== WRITTEN REQUEST ==
Your task is to retype, word for word, the lines from the start of the data through the line holding "import plotly.graph_objects as go". Do not include the pictures.

== DATA SECTION ==
◇ ◇ ◇ ◇
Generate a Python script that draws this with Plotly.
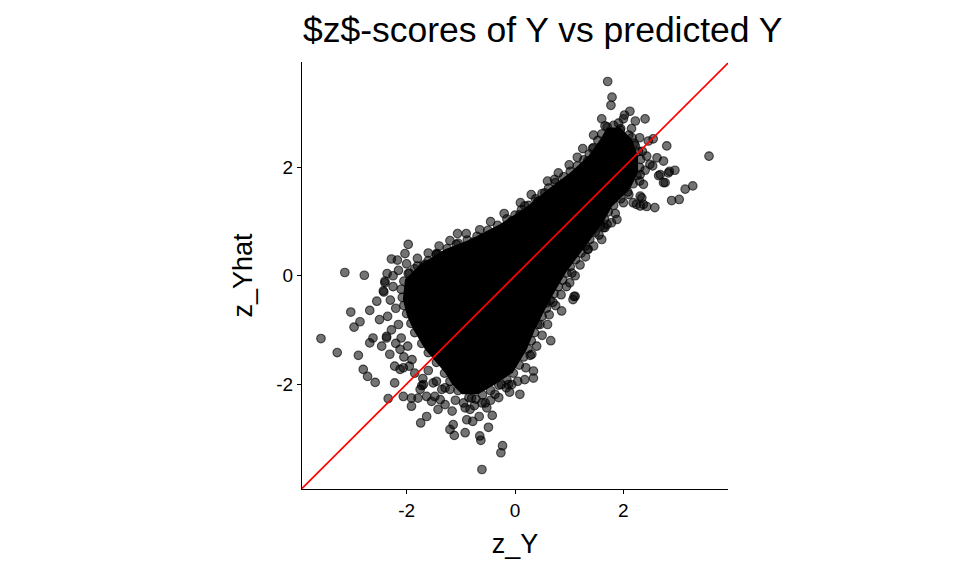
import plotly.graph_objects as go

# saturated centre of the cloud (outline of the area where points overlap to solid black)
core_z_y = [-0.98, -1.16, -1.29, -1.66, -1.88, -1.99, -2.07, -2.03, -1.75, -1.29, -0.83, -0.28,
            0.22, 0.61, 1.02, 1.35, 1.57, 1.70, 1.94, 2.16, 2.27, 2.27, 2.12, 1.79, 1.63, 1.39,
            1.16, 0.94, 0.65, 0.37, 0.22, -0.04, -0.37, -0.68]
core_z_yhat = [-2.19, -2.01, -1.79, -1.36, -0.99, -0.75, -0.44, -0.07, 0.21, 0.49, 0.67, 0.95,
               1.28, 1.60, 1.91, 2.21, 2.52, 2.74, 2.74, 2.52, 2.21, 1.91, 1.60, 1.28, 0.99, 0.67,
               0.36, 0.06, -0.44, -0.99, -1.36, -1.79, -2.01, -2.19]

# points sitting on the rim of the dense centre
edge_z_y = [-0.85, -1.05, -1.20, -1.30, -1.45, -1.60, -1.72, -1.85, -1.92, -2.00, -2.05, -2.08,
            -2.10, -2.05, -1.95, -1.80, -1.60, -1.42, -1.25, -1.05, -0.88, -0.70, -0.50, -0.32,
            -0.15, 0.00, 0.12, 0.25, 0.38, 0.50, 0.62, 0.75, 0.90, 1.02, 1.15, 1.27, 1.37, 1.45,
            1.53, 1.60, 1.70, 1.82, 1.95, 2.10, 2.20, 2.28, 2.32, 2.30, 2.25, 2.18, 2.08, 1.95,
            1.82, 1.72, 1.65, 1.58, 1.48, 1.38, 1.30, 1.22, 1.12, 1.02, 0.95, 0.88, 0.80, 0.72,
            0.65, 0.58, 0.50, 0.42, 0.36, 0.30, 0.24, 0.16, 0.08, -0.03, -0.15, -0.30, -0.45,
            -0.60, -0.72]
edge_z_yhat = [-2.25, -2.12, -1.95, -1.80, -1.60, -1.42, -1.25, -1.05, -0.88, -0.70, -0.55, -0.40,
               -0.25, -0.10, 0.05, 0.18, 0.28, 0.40, 0.50, 0.60, 0.66, 0.73, 0.84, 0.93, 1.05,
               1.12, 1.22, 1.30, 1.42, 1.52, 1.62, 1.72, 1.83, 1.93, 2.03, 2.14, 2.25, 2.37, 2.50,
               2.62, 2.75, 2.78, 2.72, 2.60, 2.45, 2.30, 2.15, 2.00, 1.85, 1.70, 1.55, 1.42, 1.30,
               1.18, 1.05, 0.92, 0.80, 0.67, 0.55, 0.42, 0.30, 0.17, 0.05, -0.08, -0.20, -0.33,
               -0.45, -0.60, -0.75, -0.90, -1.05, -1.20, -1.35, -1.50, -1.65, -1.80, -1.92, -2.02,
               -2.12, -2.20, -2.28]

# looser ring of overlapping points just outside the rim
rim_z_y = [-2.25, -2.30, -2.20, -2.35, -2.15, -2.28, -2.10, -2.20, -1.98, -2.05, -1.90, -1.85,
           -1.70, -1.60, -1.45, -1.35, -1.10, -0.95, -0.75, -0.45, -0.30, -0.10, 0.05, 0.20,
           0.40, 0.50, 0.60, 0.75, 0.85, 0.95, 1.05, 1.20, 1.30, 1.45, 1.55, 1.70, 1.85, 2.00,
           2.10, 2.30, 2.40, 2.35, 2.30, 2.00, 1.60, 1.45, 1.25, 1.00, 0.80, 0.60, 0.30, 0.10,
           -0.20, -0.45, -0.65, -0.90, -1.20, -1.40, -1.60, -1.80, -2.00, -2.15, -2.25]
rim_z_yhat = [-0.20, -0.45, -0.60, -0.75, -0.90, -1.00, -1.15, -1.25, -1.30, -1.50, -1.55, -1.80,
              -1.90, -1.75, -1.95, -2.10, -2.30, -2.35, -2.40, -2.30, -2.25, -2.15, -1.95, -1.70,
              -1.30, -1.10, -0.90, -0.55, -0.35, -0.20, 0.05, 0.20, 0.35, 0.55, 0.75, 0.95, 1.15,
              1.35, 1.50, 1.75, 1.95, 2.30, 2.55, 2.90, 2.90, 2.60, 2.35, 2.05, 1.90, 1.75, 1.50,
              1.35, 1.15, 1.00, 0.85, 0.78, 0.65, 0.55, 0.42, 0.32, 0.22, 0.10, 0.00]

# scattered points around the cloud
halo_z_y = [1.71, 1.79, 1.77, 2.02, 2.12, 2.40, 2.22, 1.91, 1.66, 2.15, 2.55, 2.46, 2.80, 3.58,
            1.43, 1.15, 1.34, 2.62, 2.74, 2.49, 2.95, 2.83, 2.65, 2.74, 3.28, 3.14, 3.03, 2.89,
            2.58, 2.37, 2.24, 2.31, 1.88, 1.66, 1.60, 1.34, 1.11, 0.73, 0.43, 0.18, 0.09, -0.06,
            -1.06, -1.08, -0.58, -0.77, -1.45, -1.97, -2.03, -2.28, -2.17, -3.14, -2.78, -2.36,
            -1.97, -1.69, -1.85,
            -2.40, -2.42, -2.55, -3.03, -2.68, -2.86, -2.97, -2.50, -3.58, -3.28, -2.89, -2.68,
            -2.62, -2.46, -2.31, -2.80, -2.72, -2.58, -2.22, -2.34, -2.06, -1.91, -1.74, -1.63,
            -1.42, -1.20, -1.12, -1.14, -0.92, -0.89, -0.78, -0.66, -0.63, -0.49, -0.42, -0.23,
            -0.26, -0.61, -0.55, 0.09, -0.12, 0.34, 0.18, 0.28, 0.66, 0.63, 0.86, 1.09, 1.01,
            0.58, 0.46, -2.22, -2.12, -1.95, -1.72, -1.79, -1.54, -1.29, -1.16, -0.80,
            1.78, 1.63, 1.35, 1.11,
            0.70, 1.07, 0.31, 0.34, -0.25, -0.16, -0.06, -0.37, -0.52, -0.61, -0.65, -0.83,
            -0.92, -1.91, -2.37, -1.63, -1.48, -1.38, -1.29, -1.20, -1.51, -1.75, -1.69,
            -1.45, -2.40, -2.43, -2.37, -2.12, -2.06,
            0.86, 0.42, -0.37, -1.66,
            1.94, 2.16, 2.22, 2.43, 2.54, 2.68, 2.77, 2.85, 2.31, 2.37, 2.18, 2.31, 2.43, 2.34,
            0.55]
halo_z_yhat = [3.59, 3.30, 3.15, 2.97, 3.04, 2.90, 2.86, 2.82, 2.77, 2.72, 2.53, 2.49, 2.40, 2.21,
               2.35, 2.19, 2.12, 2.18, 2.12, 2.06, 1.95, 1.90, 1.85, 1.72, 1.66, 1.60, 1.41, 1.39,
               1.26, 1.32, 1.32, 1.47, 1.04, 0.89, 0.67, 0.49, 0.00, 1.78, 1.38, 1.29, 1.13, 1.01,
               0.78, 0.58, 0.70, 0.62, 0.41, 0.58, 0.41, 0.31, 0.29, 0.06, 0.01, 0.04,
               0.04, 0.18, 0.13,
               -0.13, -0.30, -0.47, -0.67, -0.64, -0.85, -0.95, -0.81, -1.16, -1.42, -1.47, -1.24,
               -1.15, -1.30, -1.45, -1.73, -1.86, -1.97, -1.98, -2.27, -2.23, -2.41, -2.72, -2.60,
               -2.47, -2.84, -2.95, -2.75, -2.90, -2.66, -2.69, -2.60, -3.04, -2.80, -2.58, -3.14,
               -3.27, -3.58, -2.35, -2.19, -2.01, -1.89, -1.92, -1.47, -1.20, -0.72, -0.65, -0.38,
               -0.13, -0.50, -0.90, -1.67, -1.73, -1.67, -2.03, -2.26, -2.32, -2.38, -2.50, -2.26,
               0.98, 0.89, 0.49, -0.38,
               -0.49, -0.44, -1.45, -1.76, -2.01, -2.07, -2.01, -2.19, -2.44, -2.35, -2.96, -2.47,
               -2.44, -2.26, -1.12, -2.23, -2.23, -2.29, -2.07, -2.10, -1.98, -2.10, -2.01,
               0.39, -0.10, -0.28, -1.15, -1.36, -1.70,
               1.67, 1.37, 0.76, 0.21,
               2.69, 2.55, 2.40, 2.21, 2.03, 1.87, 1.72, 1.93, 1.87, 1.69, 1.35, 1.29, 1.28, 1.44,
               1.53]

# reference line y = x
abline_intercept = 0
abline_slope = 1

x_range = [-3.93, 3.93]
y_range = [-3.94, 3.95]

point_fill = "rgba(0,0,0,0.55)"

# the page body adds an 8px offset, so the figure is 8px smaller than the window
W, H = 952, 568

fig = go.Figure()

fig.add_trace(go.Scatter(
    x=core_z_y, y=core_z_yhat, mode="lines", fill="toself",
    fillcolor="black", line=dict(width=0, color="black"),
    hoverinfo="skip", showlegend=False))

for xs, ys in [(rim_z_y, rim_z_yhat), (edge_z_y, edge_z_yhat), (halo_z_y, halo_z_yhat)]:
    fig.add_trace(go.Scatter(
        x=xs, y=ys, mode="markers", showlegend=False,
        marker=dict(size=8.6, color=point_fill,
                    line=dict(width=1.1, color="rgba(0,0,0,0.65)"))))

line_x = x_range
line_y = [abline_intercept + abline_slope * v for v in line_x]
fig.add_trace(go.Scatter(
    x=line_x, y=line_y, mode="lines", showlegend=False,
    line=dict(color="red", width=1.7), hoverinfo="skip"))

axis_style = dict(
    showline=True, linecolor="black", linewidth=1.3,
    ticks="outside", ticklen=4, tickwidth=1.3, tickcolor="black",
    showgrid=False, zeroline=False,
    tickfont=dict(size=19, color="black"),
    tickvals=[-2, 0, 2], ticktext=["-2", "0", "2"],
)

fig.update_layout(
    width=W, height=H,
    margin=dict(l=294, r=232, t=54, b=87),
    paper_bgcolor="white", plot_bgcolor="white",
    font=dict(family="Liberation Sans, Arial, sans-serif", color="black"),
    title=dict(text="&#36;z&#36;-scores of Y vs predicted Y",
               font=dict(size=35.5, color="black"),
               x=295 / W, xanchor="left", xref="container",
               y=1 - 22 / H, yanchor="middle", yref="container"),
    xaxis=dict(range=x_range, title=dict(text="z_Y", font=dict(size=27), standoff=14),
               **axis_style),
    yaxis=dict(range=y_range, title=dict(text="z_Yhat", font=dict(size=27), standoff=15),
               **axis_style),
)

fig.write_html("out.html")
◇ ◇ ◇ ◇
== FINISHED ANSWER ==
Generate a Python script that draws this with Plotly.
import plotly.graph_objects as go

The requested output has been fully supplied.